However, this is simply not true, and moreover, not possible within the current setup. The Hamiltonian of Eq. (3) is a 3D Hamiltonian for non-interacting spin-1/2 particles in a two-orbital lattice. As written by the authors themselves below Eq. (4), this Hamiltonian falls in class A of the Altland-Zirnbauer classification, which in 3D is always trivial. This agrees with the observation of the authors that introducing a single (infinitely large) boundary into the periodic system along any direction results in an absence of surface states. The Altland-Zirnbauer classification does not say anything about the boundaries of boudaries (see also point 2 below), so as far as I can see the model introduced by the authors neatly fits into the Altland-Zirnbauer paradigm.
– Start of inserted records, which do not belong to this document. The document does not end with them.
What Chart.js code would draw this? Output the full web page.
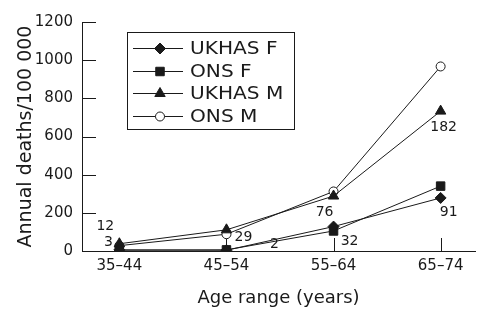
<!DOCTYPE html>
<html>
<head>
<meta charset="utf-8">
<script src="https://cdn.jsdelivr.net/npm/chart.js@4"></script>
<style>
  html, body { margin: 0; padding: 0; background: #fff; }
  #wrap { width: 482px; height: 309px; }
</style>
</head>
<body>
<div id="wrap"><canvas id="chart" width="482" height="309"></canvas></div>
<script>
// data
const ageGroups = ["35–44", "45–54", "55–64", "65–74"];
const ukhasF = [6, 4, 128, 278];
const onsF = [4, 6, 105, 340];
const ukhasM = [38, 111, 288, 733];
const onsM = [28, 88, 312, 967];
// numbers printed beside the UKHAS points
const countsM = [12, 29, 76, 182];
const countsF = [3, 2, 32, 91];
const yTicks = [0, 200, 400, 600, 800, 1000, 1200];

const FONT = "'DejaVu Sans', sans-serif";
const INK = "#1a1a1a";

const toPts = (arr) => arr.map((v, i) => ({ x: i, y: v }));

// ticks that point into the plot area
const innerTicks = {
  id: "innerTicks",
  beforeDatasetsDraw(chart) {
    const { ctx, chartArea, scales } = chart;
    ctx.save();
    ctx.strokeStyle = INK;
    ctx.lineWidth = 1;
    ctx.beginPath();
    yTicks.forEach((v) => {
      const y = Math.round(scales.y.getPixelForValue(v)) + 0.5;
      ctx.moveTo(chartArea.left, y);
      ctx.lineTo(chartArea.left + 14, y);
    });
    ageGroups.forEach((g, i) => {
      const x = Math.round(scales.x.getPixelForValue(i)) + 0.5;
      ctx.moveTo(x, chartArea.bottom);
      ctx.lineTo(x, chartArea.bottom - 13);
    });
    ctx.stroke();
    ctx.restore();
  },
};

// boxed legend drawn inside the plot
const boxLegend = {
  id: "boxLegend",
  afterDraw(chart) {
    const { ctx } = chart;
    ctx.save();
    ctx.strokeStyle = INK;
    ctx.lineWidth = 1;
    ctx.strokeRect(127.5, 32.5, 167, 97);
    chart.data.datasets.forEach((ds, i) => {
      const y = Math.round(48 + i * 22.7) + 0.5;
      ctx.beginPath();
      ctx.moveTo(133, y);
      ctx.lineTo(183, y);
      ctx.stroke();
      ctx.fillStyle = ds.pointBackgroundColor;
      Chart.helpers.drawPoint(ctx, {
        pointStyle: ds.pointStyle,
        radius: ds.pointRadius,
        borderWidth: 1,
        rotation: 0,
      }, 160, y);
      ctx.save();
      ctx.fillStyle = INK;
      ctx.font = "17.5px " + FONT;
      ctx.textBaseline = "middle";
      ctx.textAlign = "left";
      ctx.translate(190, y + 0.5);
      ctx.scale(1.15, 1);
      ctx.fillText(ds.label, 0, 0);
      ctx.restore();
    });
    ctx.restore();
  },
};

// sample counts next to the UKHAS points
const countLabels = {
  id: "countLabels",
  afterDatasetsDraw(chart) {
    const { ctx, scales } = chart;
    const offM = [[-14, -17], [17, 8], [-9, 16], [3, 16]];
    const offF = [[-11, -7], [48, -6], [16, 15], [8, 14]];
    ctx.save();
    ctx.fillStyle = INK;
    ctx.font = "14px " + FONT;
    ctx.textAlign = "center";
    ctx.textBaseline = "middle";
    countsM.forEach((c, i) => {
      const x = scales.x.getPixelForValue(i) + offM[i][0];
      const y = scales.y.getPixelForValue(ukhasM[i]) + offM[i][1];
      ctx.fillText(String(c), x, y);
    });
    countsF.forEach((c, i) => {
      const x = scales.x.getPixelForValue(i) + offF[i][0];
      const y = scales.y.getPixelForValue(ukhasF[i]) + offF[i][1];
      ctx.fillText(String(c), x, y);
    });
    ctx.restore();
  },
};

const common = {
  borderColor: INK,
  borderWidth: 1,
  pointBorderColor: INK,
  pointBorderWidth: 1,
  tension: 0,
  fill: false,
};

new Chart(document.getElementById("chart"), {
  type: "line",
  data: {
    datasets: [
      { ...common, label: "UKHAS F", data: toPts(ukhasF), pointStyle: "rectRot", pointRadius: 5.5, pointBackgroundColor: INK },
      { ...common, label: "ONS F", data: toPts(onsF), pointStyle: "rect", pointRadius: 6, pointBackgroundColor: INK },
      { ...common, label: "UKHAS M", data: toPts(ukhasM), pointStyle: "triangle", pointRadius: 6, pointBackgroundColor: INK },
      { ...common, label: "ONS M", data: toPts(onsM), pointStyle: "circle", pointRadius: 4.5, pointBackgroundColor: "#fff" },
    ],
  },
  options: {
    responsive: false,
    animation: false,
    layout: { padding: { top: 22, right: 0, bottom: 0, left: 0 } },
    plugins: {
      legend: { display: false },
      tooltip: { enabled: false },
    },
    scales: {
      x: {
        type: "linear",
        min: -0.349,
        max: 3.321,
        afterBuildTicks: (s) => { s.ticks = ageGroups.map((g, i) => ({ value: i })); },
        afterFit: (s) => { s.height = 58; },
        grid: { drawOnChartArea: false, drawTicks: false },
        border: { color: INK, width: 1 },
        ticks: {
          padding: 6,
          color: INK,
          font: { family: FONT, size: 15 },
          callback: (v) => ageGroups[v],
        },
        title: {
          display: true,
          text: "Age range (years)",
          color: INK,
          font: { family: FONT, size: 18 },
          padding: 0,
        },
      },
      y: {
        min: 0,
        max: 1200,
        afterBuildTicks: (s) => { s.ticks = yTicks.map((v) => ({ value: v })); },
        afterFit: (s) => { s.width = 82; },
        grid: { drawOnChartArea: false, drawTicks: false },
        border: { color: INK, width: 1 },
        ticks: {
          padding: 9,
          color: INK,
          font: { family: FONT, size: 15 },
          callback: (v) => String(v),
        },
        title: {
          display: true,
          text: "Annual deaths/100 000",
          color: INK,
          font: { family: FONT, size: 19 },
          padding: { top: 15, bottom: 0 },
        },
      },
    },
  },
  plugins: [innerTicks, countLabels, boxLegend],
});
</script>
</body>
</html>
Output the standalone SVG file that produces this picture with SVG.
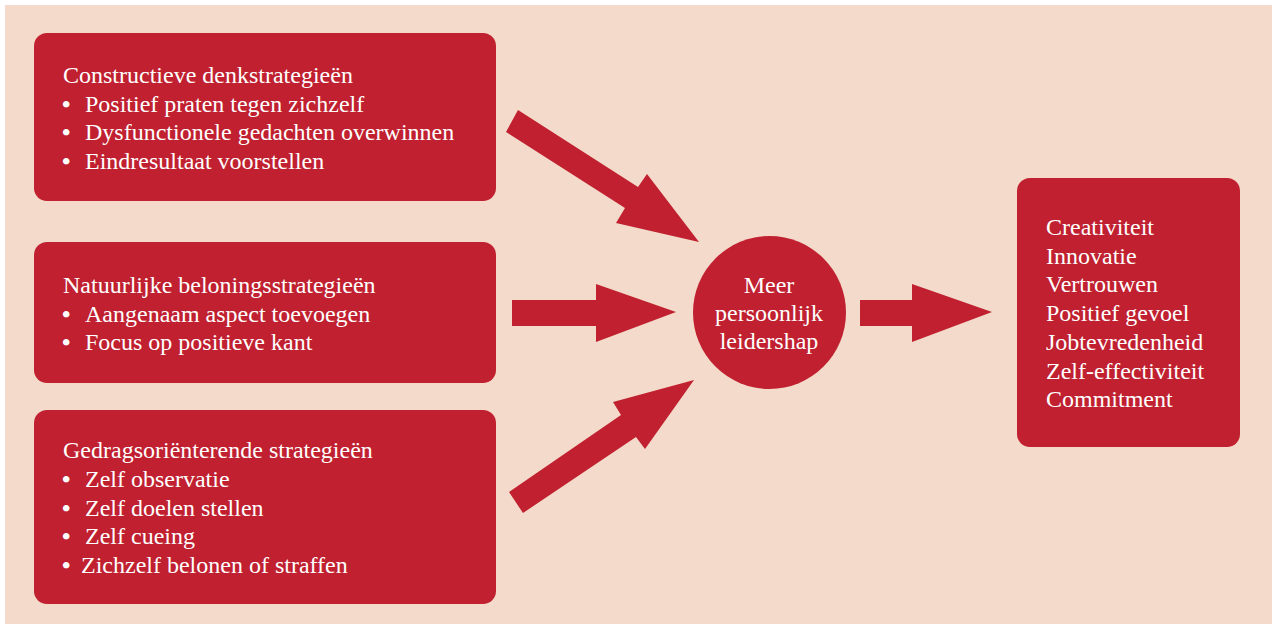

2) The authors also claim that the model of Eq. (3) is not a higher-order toplogical insulator (HOTI). However, introducing a boundary of the boudary (that is, cutting the periodic system in two orthogonal directions) may result in the emergence of edge states along the hinges. This clearly shows, as also argued by the authors, that the 3D system is a trivial insulator, while its 2D surface Hamiltonian (in one direction) is a topological insulator. A trivial insulator whose edges are topological insulators is the textbook definition of a second order topological insulator. I therefore do not understand why the authors insist their model is not a HOTI.

3) The authors present their results in very general terms, suggesting that all results are generic and that their construction will work for any combination of topological systems. However, they analyse only a single model in detail and discuss broader applications only in terms of extensions of that one model. There is no proof that any of the presented results are applicable more generally. In fact, some results certainly are not. For example, the topological invariant of eq. (5) should in general be Z-valued, rather than Z2-valued (being an invariant for a QAHI), and already fails to apply to the system with C4 symmetry in section 4 (as mentioned by the authors).

I would suggest that the authors are open about these aspects: their work provides a methodology for constructing HOTIs from lower-dimensional topological systems, and they analyse one particular example in great detail. This is a worthwhile result, without the need to claim anything more.

I also noticed some minor details:

- In the introduction, band inversions at TRIM are mentioned in a sentence referring to all AZ classes. Since TRIM do not have any special meaning in TRS-broken classes, this statement should be revised.
- The terminology "hybrid" can be confusing: the authors refer to hybridization between two terms in the Hamiltonian, rather than hybridization between spatially separated systems with an interface. It would be good to make this explicit early on.
- In the first sentence of section 2, the author mention "the" model, where they probably mean "a" model.
- It would be good to include details of the KWANT algorithm in appendix C.

- Rephrase the presentation of the results to avoid misleading claims.
- Consider minor points mentioned in the report.

Ask for major revision